Are you sure Keolis checks abandoned MBTA owned property...as a part of their commuter rail operating contract? When I worked for B & M, Amtrak, MBCR, the limits of M-O-W maintenance were spelled out. The limits were the active passenger track (or those sections anticipated to be restored to service during the term of the contract - like the Old Colony and Newburyport were add-ons scheduled to be opened during an ongoing contract term). On the roads for which I worked, we got calls for a variety of duties on MBTA owned rail property which were not active commuter track. We did what was requested and billed the MBTA separately for the tasks. I did the billing and I remember these; Coast Guard ordered improvements to navigation lights on Newburyport Draw - or else remove it - so we bought a boat and made the improvements; clean up trash and debris dumped behind homes on Saugus Branch; clean snow off sidewalks on a parkway bridge which was responsibility of DCR (W Rox or Hyde Pk); remove trees which had fallen into adjacent yards near Concord St., NL Falls; hire a junker to remove abandoned autos on CM right-of-way off White Pond Road (Hudson/Stow/Sudbury Line) and erect barriers so cars to be torched or abandoned couldn't be brought in; seal up freight house in Sagamore, W. Barnstable or some place down there that had been torched; things like that. These locations were not on any lines covered by any of the operating contracts. They were also quite contentious as some people at the MBTA developed amnesia when they got the bill. This was somewhat resolved with I think the last Amtrak contract term. We had to have 2 M-O-W people available to wherever the MBTA wished to use them. They were not used all that often, so they bolstered regular M-O-W crews. The CM bridge east of Kendal Green is considered part of the CM Branch, not the Fitchburg. It does show as an overpass on the Fitchburg plans. However, all the overhead highway bridges also show on the all MBTA active track plans (and inactive too). The MBTA, I think, does not actively look at its abandoned property.
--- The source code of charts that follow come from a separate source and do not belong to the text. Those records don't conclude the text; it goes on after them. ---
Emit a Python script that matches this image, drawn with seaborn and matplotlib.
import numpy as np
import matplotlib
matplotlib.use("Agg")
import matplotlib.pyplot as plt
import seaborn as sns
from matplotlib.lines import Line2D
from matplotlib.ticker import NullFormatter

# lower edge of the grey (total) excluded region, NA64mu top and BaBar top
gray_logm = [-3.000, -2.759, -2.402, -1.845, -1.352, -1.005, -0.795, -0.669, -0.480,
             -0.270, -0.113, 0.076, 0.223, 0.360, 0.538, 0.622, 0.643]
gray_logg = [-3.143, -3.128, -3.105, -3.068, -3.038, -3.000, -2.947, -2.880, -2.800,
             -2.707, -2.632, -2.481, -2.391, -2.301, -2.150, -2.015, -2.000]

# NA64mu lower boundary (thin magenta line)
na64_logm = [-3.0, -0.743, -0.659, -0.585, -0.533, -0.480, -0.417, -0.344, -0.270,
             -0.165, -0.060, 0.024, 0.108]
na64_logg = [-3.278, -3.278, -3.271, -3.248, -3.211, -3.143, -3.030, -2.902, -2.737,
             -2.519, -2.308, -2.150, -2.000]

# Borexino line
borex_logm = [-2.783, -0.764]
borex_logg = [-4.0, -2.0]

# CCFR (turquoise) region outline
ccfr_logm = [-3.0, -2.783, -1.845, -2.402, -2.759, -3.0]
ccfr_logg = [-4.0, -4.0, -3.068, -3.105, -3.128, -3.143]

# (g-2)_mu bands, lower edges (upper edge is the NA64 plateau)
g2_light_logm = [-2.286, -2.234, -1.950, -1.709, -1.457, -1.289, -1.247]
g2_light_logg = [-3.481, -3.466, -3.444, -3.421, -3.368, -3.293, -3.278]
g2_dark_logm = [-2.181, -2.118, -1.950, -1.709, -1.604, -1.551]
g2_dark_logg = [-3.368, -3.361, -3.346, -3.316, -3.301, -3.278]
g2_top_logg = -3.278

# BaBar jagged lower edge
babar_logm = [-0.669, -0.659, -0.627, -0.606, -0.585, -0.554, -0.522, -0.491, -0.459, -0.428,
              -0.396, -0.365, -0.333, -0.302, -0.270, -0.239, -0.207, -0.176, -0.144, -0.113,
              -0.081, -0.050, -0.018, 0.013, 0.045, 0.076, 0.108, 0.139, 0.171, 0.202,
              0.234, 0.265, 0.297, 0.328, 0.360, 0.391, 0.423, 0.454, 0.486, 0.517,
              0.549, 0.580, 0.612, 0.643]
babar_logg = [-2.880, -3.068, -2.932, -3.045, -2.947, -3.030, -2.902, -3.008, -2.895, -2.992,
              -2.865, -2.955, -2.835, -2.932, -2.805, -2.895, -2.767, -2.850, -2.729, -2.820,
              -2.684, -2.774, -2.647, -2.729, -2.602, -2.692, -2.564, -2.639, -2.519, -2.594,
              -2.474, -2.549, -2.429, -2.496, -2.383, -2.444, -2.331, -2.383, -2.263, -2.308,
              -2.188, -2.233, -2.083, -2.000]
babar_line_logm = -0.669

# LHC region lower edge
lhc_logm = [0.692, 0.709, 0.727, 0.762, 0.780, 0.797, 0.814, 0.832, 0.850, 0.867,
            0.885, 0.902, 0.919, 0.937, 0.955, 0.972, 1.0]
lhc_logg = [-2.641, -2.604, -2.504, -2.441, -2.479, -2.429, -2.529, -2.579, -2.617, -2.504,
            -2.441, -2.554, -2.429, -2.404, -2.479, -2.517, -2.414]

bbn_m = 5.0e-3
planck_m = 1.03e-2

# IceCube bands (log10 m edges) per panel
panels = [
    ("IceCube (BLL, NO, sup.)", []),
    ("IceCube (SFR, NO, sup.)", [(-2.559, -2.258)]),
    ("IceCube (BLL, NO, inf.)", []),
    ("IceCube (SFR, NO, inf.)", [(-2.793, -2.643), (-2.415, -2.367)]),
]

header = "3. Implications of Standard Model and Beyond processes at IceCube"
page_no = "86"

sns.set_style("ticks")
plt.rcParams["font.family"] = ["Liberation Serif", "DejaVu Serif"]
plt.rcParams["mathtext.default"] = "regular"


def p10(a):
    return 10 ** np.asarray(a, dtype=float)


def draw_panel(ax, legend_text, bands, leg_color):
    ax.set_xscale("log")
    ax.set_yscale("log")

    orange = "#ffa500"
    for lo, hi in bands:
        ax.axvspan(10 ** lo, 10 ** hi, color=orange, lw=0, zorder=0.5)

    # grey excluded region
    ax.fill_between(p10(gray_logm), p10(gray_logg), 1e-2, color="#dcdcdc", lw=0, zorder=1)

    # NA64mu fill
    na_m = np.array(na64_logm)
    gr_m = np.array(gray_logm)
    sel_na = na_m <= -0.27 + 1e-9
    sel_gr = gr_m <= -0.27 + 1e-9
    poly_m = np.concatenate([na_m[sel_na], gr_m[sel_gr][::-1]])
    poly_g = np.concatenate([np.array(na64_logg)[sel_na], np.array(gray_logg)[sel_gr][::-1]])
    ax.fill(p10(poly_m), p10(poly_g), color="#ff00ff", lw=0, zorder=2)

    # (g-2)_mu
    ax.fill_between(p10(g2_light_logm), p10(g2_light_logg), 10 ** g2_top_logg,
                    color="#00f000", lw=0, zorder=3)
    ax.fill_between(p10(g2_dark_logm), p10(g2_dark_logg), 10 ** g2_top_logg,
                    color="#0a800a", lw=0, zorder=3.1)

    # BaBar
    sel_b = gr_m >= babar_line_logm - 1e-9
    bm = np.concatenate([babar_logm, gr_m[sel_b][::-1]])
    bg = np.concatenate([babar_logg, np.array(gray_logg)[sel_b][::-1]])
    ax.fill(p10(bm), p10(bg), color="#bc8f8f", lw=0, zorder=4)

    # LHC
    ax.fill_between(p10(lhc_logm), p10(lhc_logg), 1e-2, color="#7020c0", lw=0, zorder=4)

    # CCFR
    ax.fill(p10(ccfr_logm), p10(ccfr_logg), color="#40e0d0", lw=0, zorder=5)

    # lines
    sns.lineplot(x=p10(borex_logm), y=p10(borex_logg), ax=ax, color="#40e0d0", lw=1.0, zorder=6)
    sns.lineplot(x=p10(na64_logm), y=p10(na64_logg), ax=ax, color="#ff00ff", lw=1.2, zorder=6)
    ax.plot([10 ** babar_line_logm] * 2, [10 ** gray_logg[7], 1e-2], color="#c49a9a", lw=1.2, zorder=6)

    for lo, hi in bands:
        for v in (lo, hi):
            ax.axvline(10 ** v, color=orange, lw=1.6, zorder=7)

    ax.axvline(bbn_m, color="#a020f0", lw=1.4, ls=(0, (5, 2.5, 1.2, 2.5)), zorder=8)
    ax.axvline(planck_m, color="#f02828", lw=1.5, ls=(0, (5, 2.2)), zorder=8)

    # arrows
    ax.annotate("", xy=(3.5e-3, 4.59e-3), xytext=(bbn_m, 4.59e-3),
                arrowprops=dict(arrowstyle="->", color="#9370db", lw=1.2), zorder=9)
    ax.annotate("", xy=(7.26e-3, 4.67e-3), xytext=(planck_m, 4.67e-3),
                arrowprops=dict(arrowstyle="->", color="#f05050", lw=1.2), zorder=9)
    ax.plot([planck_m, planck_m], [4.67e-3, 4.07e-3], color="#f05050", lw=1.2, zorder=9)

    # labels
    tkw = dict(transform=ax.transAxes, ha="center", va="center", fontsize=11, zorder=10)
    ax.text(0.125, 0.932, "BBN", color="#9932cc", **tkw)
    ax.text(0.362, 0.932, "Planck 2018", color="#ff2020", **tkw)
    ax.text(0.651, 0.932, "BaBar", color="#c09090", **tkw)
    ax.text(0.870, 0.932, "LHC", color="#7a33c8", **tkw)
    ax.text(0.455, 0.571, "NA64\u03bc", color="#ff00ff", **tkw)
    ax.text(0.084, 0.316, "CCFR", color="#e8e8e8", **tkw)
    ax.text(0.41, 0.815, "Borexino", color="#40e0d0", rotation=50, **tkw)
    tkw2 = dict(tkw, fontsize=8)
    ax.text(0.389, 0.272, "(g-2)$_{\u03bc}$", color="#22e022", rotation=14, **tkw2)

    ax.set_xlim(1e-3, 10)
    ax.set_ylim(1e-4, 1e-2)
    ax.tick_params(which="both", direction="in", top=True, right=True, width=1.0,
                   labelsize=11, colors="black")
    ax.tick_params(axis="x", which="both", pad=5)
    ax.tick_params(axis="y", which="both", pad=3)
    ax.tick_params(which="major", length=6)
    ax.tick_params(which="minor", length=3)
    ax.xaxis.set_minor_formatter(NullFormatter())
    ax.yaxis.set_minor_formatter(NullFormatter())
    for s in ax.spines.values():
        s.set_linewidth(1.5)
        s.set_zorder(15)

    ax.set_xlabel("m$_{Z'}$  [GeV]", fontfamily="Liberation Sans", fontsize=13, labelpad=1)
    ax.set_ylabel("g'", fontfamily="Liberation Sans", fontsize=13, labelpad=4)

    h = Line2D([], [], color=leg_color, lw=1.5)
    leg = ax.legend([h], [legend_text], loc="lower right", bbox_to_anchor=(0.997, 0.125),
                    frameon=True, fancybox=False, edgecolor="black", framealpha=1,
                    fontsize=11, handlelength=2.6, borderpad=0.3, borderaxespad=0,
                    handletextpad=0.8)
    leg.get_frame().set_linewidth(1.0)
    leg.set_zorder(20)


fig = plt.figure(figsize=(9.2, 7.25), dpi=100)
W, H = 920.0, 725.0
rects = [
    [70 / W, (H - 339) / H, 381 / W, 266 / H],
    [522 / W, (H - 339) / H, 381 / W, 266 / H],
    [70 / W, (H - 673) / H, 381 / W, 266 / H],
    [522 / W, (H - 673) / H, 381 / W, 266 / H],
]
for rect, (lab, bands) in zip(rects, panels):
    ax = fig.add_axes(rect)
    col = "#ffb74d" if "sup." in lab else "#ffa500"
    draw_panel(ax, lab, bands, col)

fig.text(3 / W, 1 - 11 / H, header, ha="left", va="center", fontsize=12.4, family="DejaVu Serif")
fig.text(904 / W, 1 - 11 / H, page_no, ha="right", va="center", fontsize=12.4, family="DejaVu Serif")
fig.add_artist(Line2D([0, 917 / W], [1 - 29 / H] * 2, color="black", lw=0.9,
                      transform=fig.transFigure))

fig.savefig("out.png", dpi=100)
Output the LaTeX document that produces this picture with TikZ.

 #1364770  by F-line to Dudley via Park
 
It might not be Keolis, but somebody has to do it. On ROW's that are trailed it is most likely DCR since that's their bag. Abandoned ROW's with active power lines (Central Mass, etc.) might have that bundled in with state-level parties responsible for inspecting the power lines and vehicular access, or a reimbursement check doled out to the power company to do it when they inspect their towers. MassDOT obviously for bridges over roads. And borrowing T labor w/ billbacks for other one-off situations, like when MassDOT borrows them for out-of-district engineering on MassDOT-owned lines.

As long as somebody does it and reports on it, they're good. But it's still the line owner's responsibility to ensure their bridges and culverts are inspected intermittently to make sure the structures aren't an accident/injury/contamination risk. The only way out of that is to outright abandon and abdicate the property rights. Landbanking does come with minor maint strings attached, even if the cost is almost undetectably small.
 #1364834  by theseaandalifesaver
 
Isn't it true that is cost less to keep abandoned bridges in place as opposed to taking them down and that's why so many are still in place? For example, the Central Mass branch bridge mentioned earlier which goes right over the Fitchburg line hasn't been used in years and most likely never will again.
 #1364840  by F-line to Dudley via Park
 
theseaandalifesaver wrote:Isn't it true that is cost less to keep abandoned bridges in place as opposed to taking them down and that's why so many are still in place? For example, the Central Mass branch bridge mentioned earlier which goes right over the Fitchburg line hasn't been used in years and most likely never will again.
Yep. It costs nothing to keep it in place other than sending an inspector out every few years for a look-see. They only take them out when there's a good reason to spend the removal money (e.g. a road construction project that requires knocking out the rail overpass) or an imminent safety risk.